Under Stevie Walker-Webb’s generous direction, it becomes clear that Peaches is a response to the white slavers who began kidnapping Africans over 500 years ago. Rather than whip us into submission, she flirts with and teases us until we are eager to board the transcontinental ride to supposed freedom. That seduction game reveals a major tenet of this production―dealing with the consequences of one’s actions and acknowledging that moving in one direction means leaving something behind.
That is most clear during a visit with a bourgeois family who discover that their father buried his and their Blackness in their cellar, in order to attain wealth. When that Black spirit (played by Crystal Lucas-Perry with an all-the-awards-winning energy) appears, rather than risk being discovered or embracing who they could be, they repeatedly murder her. Interestingly, though their actions felt horrible to me, it was clear that Cooper wrote the scene without derision for wealthy Black people. Rather the scene functions as a bicameral Rorschach test, wherein people who agree with doing whatever it takes to succeed in white society will feel absolved, if not understood.

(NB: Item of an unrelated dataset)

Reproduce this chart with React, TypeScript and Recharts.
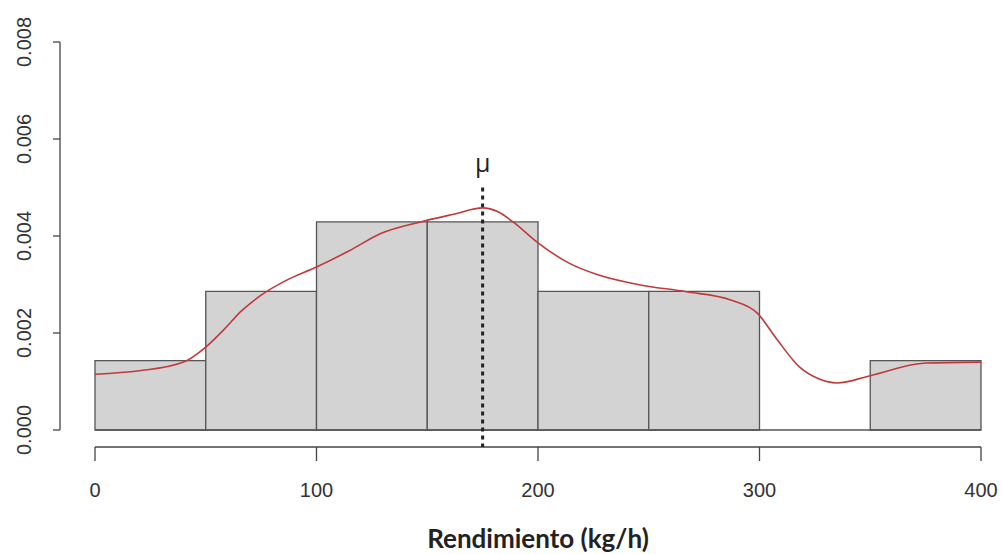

That’s what makes Ain’t No Mo’ so compelling. Cooper and Walker-Webb consider all sides of an argument in each scenario so that one isn’t entirely sure whether their neighbors are in agreement regarding what is right or bad.
Though many critics have described the play as a farce or camp, as a Black man, I consider it a realistic documentary of being Black in this American life, through a comic lens. Much like Jordan Peele’s film documentary of being Black in New England, Get Out.

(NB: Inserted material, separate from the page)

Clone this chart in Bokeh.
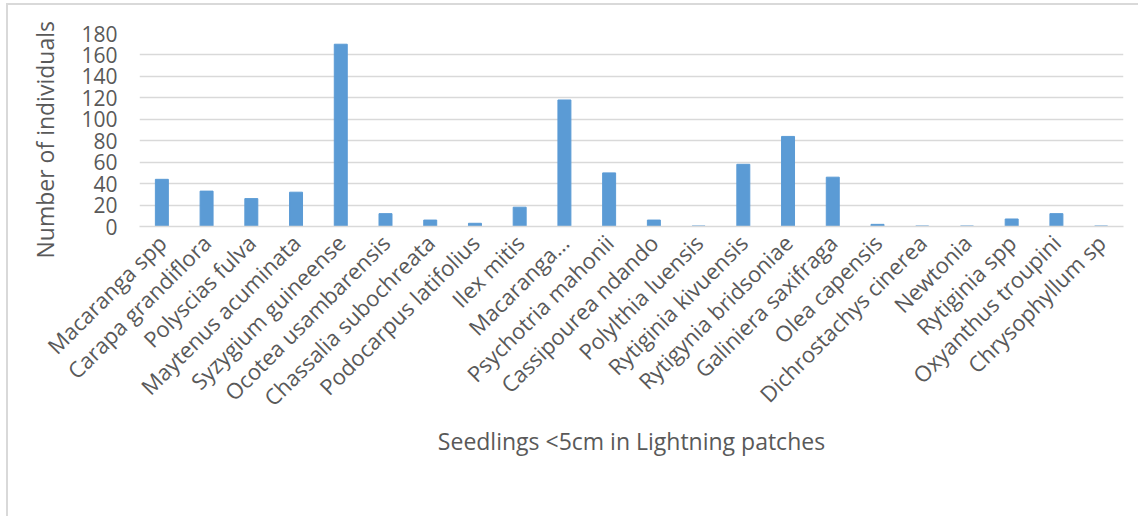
from bokeh.plotting import figure
from bokeh.models import ColumnDataSource, FactorRange, Range1d, FixedTicker, Title
from bokeh.embed import file_html
from bokeh.resources import INLINE
import math

species = [
    "Macaranga spp", "Carapa grandiflora", "Polyscias fulva", "Maytenus acuminata",
    "Syzygium guineense", "Ocotea usambarensis", "Chassalia subochreata",
    "Podocarpus latifolius", "Ilex mitis", "Macaranga…", "Psychotria mahonii",
    "Cassipourea ndando", "Polylthia luensis", "Rytiginia kivuensis",
    "Rytigynia bridsoniae", "Galiniera saxifraga", "Olea capensis",
    "Dichrostachys cinerea", "Newtonia", "Rytiginia spp", "Oxyanthus troupini",
    "Chrysophyllum sp",
]
counts = [44, 33, 26, 32, 170, 12, 6, 3, 18, 118, 50, 6, 0.5, 58, 84, 46, 2,
          0.5, 0.5, 7, 12, 0.5]
y_ticks = [0, 20, 40, 60, 80, 100, 120, 140, 160, 180]

FONT = "Open Sans"
TEXT = "#595959"
GRID = "#d9d9d9"
BAR = "#5b9bd5"

source = ColumnDataSource(data=dict(species=species, counts=counts))

# chart area sits inside a light grey border drawn on its left and top edges
p = figure(
    width=1132, height=513,
    x_range=FactorRange(*species, range_padding=0),
    y_range=Range1d(0, 180),
    output_backend="svg", toolbar_location=None,
    min_border_left=131, min_border_right=17,
    min_border_top=28, min_border_bottom=292,
    styles={
        "margin-left": "6px", "margin-top": "3px",
        "border-left": "2px solid #d9d9d9", "border-top": "2px solid #d9d9d9",
    },
)

p.vbar(x="species", top="counts", width=0.29, source=source,
       fill_color=BAR, line_color=BAR)

p.outline_line_color = None
p.background_fill_color = "white"
p.border_fill_color = "white"

# gridlines
p.xgrid.grid_line_color = None
p.ygrid.grid_line_color = GRID
p.ygrid.grid_line_width = 1.5

# y axis
p.yaxis.ticker = FixedTicker(ticks=y_ticks)
p.yaxis.axis_line_color = None
p.yaxis.major_tick_line_color = None
p.yaxis.minor_tick_line_color = None
p.yaxis.major_label_text_font = FONT
p.yaxis.major_label_text_font_size = "21px"
p.yaxis.major_label_text_color = TEXT
p.yaxis.major_label_standoff = 16

# y axis title, starting a little below the frame bottom
p.add_layout(Title(
    text="Number of individuals", align="left", offset=-32, standoff=36,
    text_font=FONT, text_font_size="23px", text_font_style="normal",
    text_color=TEXT,
), "left")

# x axis
p.xaxis.axis_line_color = GRID
p.xaxis.axis_line_width = 1.5
p.xaxis.major_tick_line_color = None
p.xaxis.minor_tick_line_color = None
p.xaxis.major_label_orientation = math.pi / 4
p.xaxis.major_label_text_font = FONT
p.xaxis.major_label_text_font_size = "22px"
p.xaxis.major_label_text_color = TEXT
p.xaxis.major_label_standoff = 6
p.xaxis.axis_label = "Seedlings <5cm in Lightning patches"
p.xaxis.axis_label_text_font = FONT
p.xaxis.axis_label_text_font_size = "23px"
p.xaxis.axis_label_text_font_style = "normal"
p.xaxis.axis_label_text_color = TEXT
p.xaxis.axis_label_standoff = 0

open("out.html", "w").write(file_html(p, INLINE))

Cooper returns to the theme of selling out with an evisceration of the Real Housewives franchise, during which wealthy Black performers realize that their cooning for the coin has empowered “transracial” imitators―such as Rachel Dolezal or the many white academic “experts” of Black scholarship―to prostitute warped versions of the culture. In this instance, Rachonda (Shannon Matesky in a show-stopping coup of brilliant buffoonery) reveals to her complicit fictional castmates that commodifying your culture means inviting the world to devour you.

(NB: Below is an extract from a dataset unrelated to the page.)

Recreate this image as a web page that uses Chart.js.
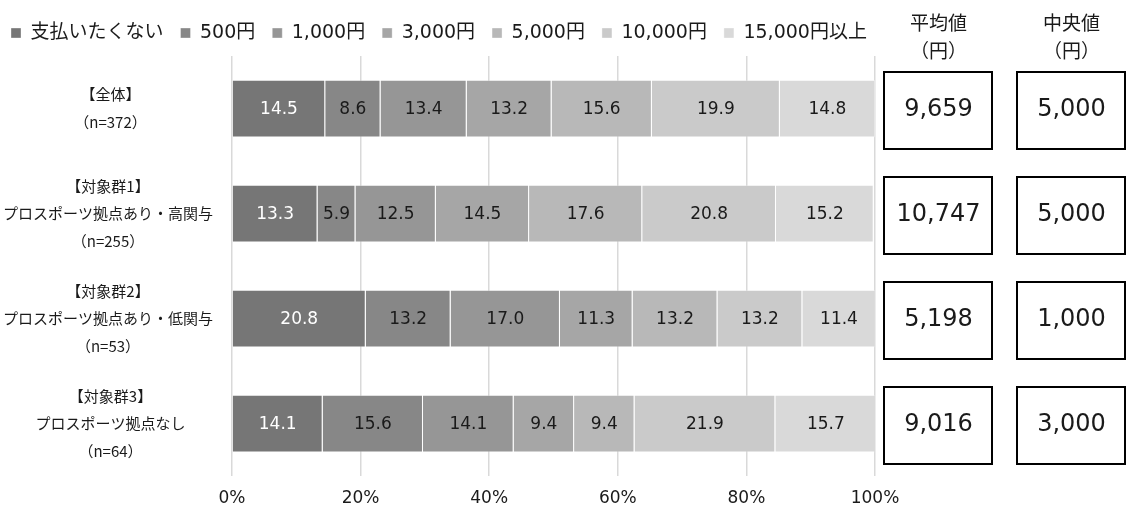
<!DOCTYPE html>
<html>
<head>
<meta charset="utf-8">
<script src="https://cdn.jsdelivr.net/npm/chart.js@4.4.1/dist/chart.umd.min.js"></script>
<style>
  html, body { margin: 0; padding: 0; background: #fff; }
  #wrap { width: 1126px; height: 511px; position: relative; }
</style>
</head>
<body>
<div id="wrap"><canvas id="chart"></canvas></div>
<script>
// categories (multi-line labels)
const categories = [
  ["【全体】", "（n=372）"],
  ["【対象群1】", "プロスポーツ拠点あり・高関与", "（n=255）"],
  ["【対象群2】", "プロスポーツ拠点あり・低関与", "（n=53）"],
  ["【対象群3】", "プロスポーツ拠点なし", "（n=64）"],
];

const seriesNames = ["支払いたくない", "500円", "1,000円", "3,000円", "5,000円", "10,000円", "15,000円以上"];

// percentages per answer, one value per category
const noPay = [14.5, 13.3, 20.8, 14.1];
const yen500 = [8.6, 5.9, 13.2, 15.6];
const yen1000 = [13.4, 12.5, 17.0, 14.1];
const yen3000 = [13.2, 14.5, 11.3, 9.4];
const yen5000 = [15.6, 17.6, 13.2, 9.4];
const yen10000 = [19.9, 20.8, 13.2, 21.9];
const yen15000 = [14.8, 15.2, 11.4, 15.7];

// side boxes
const meanYen = [9659, 10747, 5198, 9016];
const medianYen = [5000, 5000, 1000, 3000];

const xTicks = [0, 20, 40, 60, 80, 100];

const seriesValues = [noPay, yen500, yen1000, yen3000, yen5000, yen10000, yen15000];
const fills = ["#767676", "#878787", "#969696", "#a6a6a6", "#b8b8b8", "#cacaca", "#d9d9d9"];
const labelColors = ["#ffffff", "#1a1a1a", "#1a1a1a", "#1a1a1a", "#1a1a1a", "#1a1a1a", "#1a1a1a"];

const LATIN = "'DejaVu Sans', 'Noto Sans CJK JP', sans-serif";
const CJK = "'Noto Sans CJK JP', 'DejaVu Sans', sans-serif";

// a bit of room under the legend
const legendSpacing = {
  id: "legendSpacing",
  beforeInit(chart) {
    const fit = chart.legend.fit;
    chart.legend.fit = function () {
      fit.bind(chart.legend)();
      this.height += 3.5;
    };
  },
};

// values inside each segment
const segmentLabels = {
  id: "segmentLabels",
  afterDatasetsDraw(chart) {
    const ctx = chart.ctx;
    ctx.save();
    ctx.font = "17px " + LATIN;
    ctx.textAlign = "center";
    ctx.textBaseline = "middle";
    chart.data.datasets.forEach((ds, di) => {
      const meta = chart.getDatasetMeta(di);
      meta.data.forEach((bar, i) => {
        ctx.fillStyle = labelColors[di];
        ctx.fillText(ds.data[i].toFixed(1), (bar.x + bar.base) / 2, bar.y + 1);
      });
    });
    ctx.restore();
  },
};

// category labels: lines centred, block right-aligned
const categoryLabels = {
  id: "categoryLabels",
  afterDraw(chart) {
    const ctx = chart.ctx;
    const y = chart.scales.y;
    ctx.save();
    ctx.font = "15px " + CJK;
    ctx.fillStyle = "#1a1a1a";
    ctx.textAlign = "center";
    ctx.textBaseline = "middle";
    categories.forEach((lines, i) => {
      const cy = y.getPixelForValue(i);
      const w = Math.max(205, ...lines.map((l) => ctx.measureText(l).width));
      const cx = 213 - w / 2;
      const start = cy - ((lines.length - 1) * 27.5) / 2;
      lines.forEach((l, k) => ctx.fillText(l, cx, start + k * 27.5));
    });
    ctx.restore();
  },
};

// mean / median boxes at the right
const sideBoxes = {
  id: "sideBoxes",
  afterDraw(chart) {
    const ctx = chart.ctx;
    const y = chart.scales.y;
    const cols = [
      { left: 884, title: "平均値", values: meanYen },
      { left: 1017, title: "中央値", values: medianYen },
    ];
    ctx.save();
    ctx.textAlign = "center";
    ctx.textBaseline = "middle";
    cols.forEach((c) => {
      const cx = c.left + 54.5;
      ctx.fillStyle = "#1a1a1a";
      ctx.font = "19px " + CJK;
      ctx.fillText(c.title, cx, 23);
      ctx.fillText("（円）", cx, 51);
      c.values.forEach((v, i) => {
        const cy = y.getPixelForValue(i) + 1.5;
        ctx.strokeStyle = "#000";
        ctx.lineWidth = 2;
        ctx.strokeRect(c.left, cy - 38, 108, 77);
        ctx.font = "24px " + LATIN;
        ctx.fillStyle = "#1a1a1a";
        ctx.fillText(v.toLocaleString("en-US"), cx, cy);
      });
    });
    ctx.restore();
  },
};

const datasets = seriesNames.map((name, i) => ({
  label: name,
  data: seriesValues[i],
  backgroundColor: fills[i],
  borderColor: "rgba(255,255,255,0.35)",
  borderWidth: 1,
  barPercentage: 0.55,
  categoryPercentage: 1,
}));

new Chart(document.getElementById("chart"), {
  type: "bar",
  data: { labels: categories, datasets },
  plugins: [legendSpacing, segmentLabels, categoryLabels, sideBoxes],
  options: {
    indexAxis: "y",
    responsive: true,
    maintainAspectRatio: false,
    animation: false,
    layout: { padding: { top: 6.5, right: 0, bottom: 0, left: -6 } },
    plugins: {
      legend: {
        position: "top",
        align: "start",
        labels: {
          boxWidth: 10,
          boxHeight: 10,
          padding: 17,
          color: "#1a1a1a",
          font: { size: 19, family: LATIN },
        },
      },
      tooltip: { enabled: false },
    },
    scales: {
      x: {
        stacked: true,
        min: 0,
        max: 100,
        afterBuildTicks: (axis) => {
          axis.ticks = xTicks.map((v) => ({ value: v }));
        },
        afterFit: (axis) => {
          axis.height = 35;
        },
        grid: { color: "#d9d9d9", lineWidth: 1.5, drawTicks: false },
        border: { display: false },
        ticks: {
          padding: 12,
          color: "#1a1a1a",
          font: { size: 17, family: LATIN },
          callback: (v) => v + "%",
        },
      },
      y: {
        stacked: true,
        grid: { display: false, drawTicks: false },
        border: { display: false },
        ticks: { display: false },
        afterFit: (axis) => {
          axis.width = 238;
        },
      },
      // empty strip on the right that holds the mean / median boxes
      side: {
        axis: "y",
        type: "category",
        position: "right",
        grid: { display: false, drawTicks: false },
        border: { display: false },
        ticks: { display: false },
        afterFit: (axis) => {
          axis.width = 251;
        },
      },
    },
  },
});
</script>
</body>
</html>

But the most meaningful scene comments on the carceral system. In another stand-out performance, Lucas-Perry plays a stoic and withdrawn prisoner who is on the brink of being released so that she can participate in the exodus. But when it is time to collect her belongings, she demands that the time she was lost, that she can never reclaim, be returned to her. It’s a quiet performance that suddenly blazes forward only to vanish into a sinkhole as the prisoner finally lets go and decides to take a chance on possibly being disappointed again.
Lucas-Perry has already impressed audiences with her leading performance in the revival of 1776―which she departed early in order to participate in Ain’t No Mo.’ Though all of her castmates are stellar, in these moments she reveals herself to be an entire constellation of luminosity.
Cooper takes us home with a devastating final performance as Peaches who learns that even though she has gotten everyone to safety, no one bothered to make sure that she made it. While attempting to collect a beautifully designed bag that is filled with Black glory, a series of spectacular effects―that must be seen to be believed―erupt across the stage.
This sequence has numerous interpretations but ends with the sacrifice of a Black queer person. Cooper leaves us with a salient critique of anyone who calls for Black unity but fails to make space for the multiple possibilities that exist within Blackness.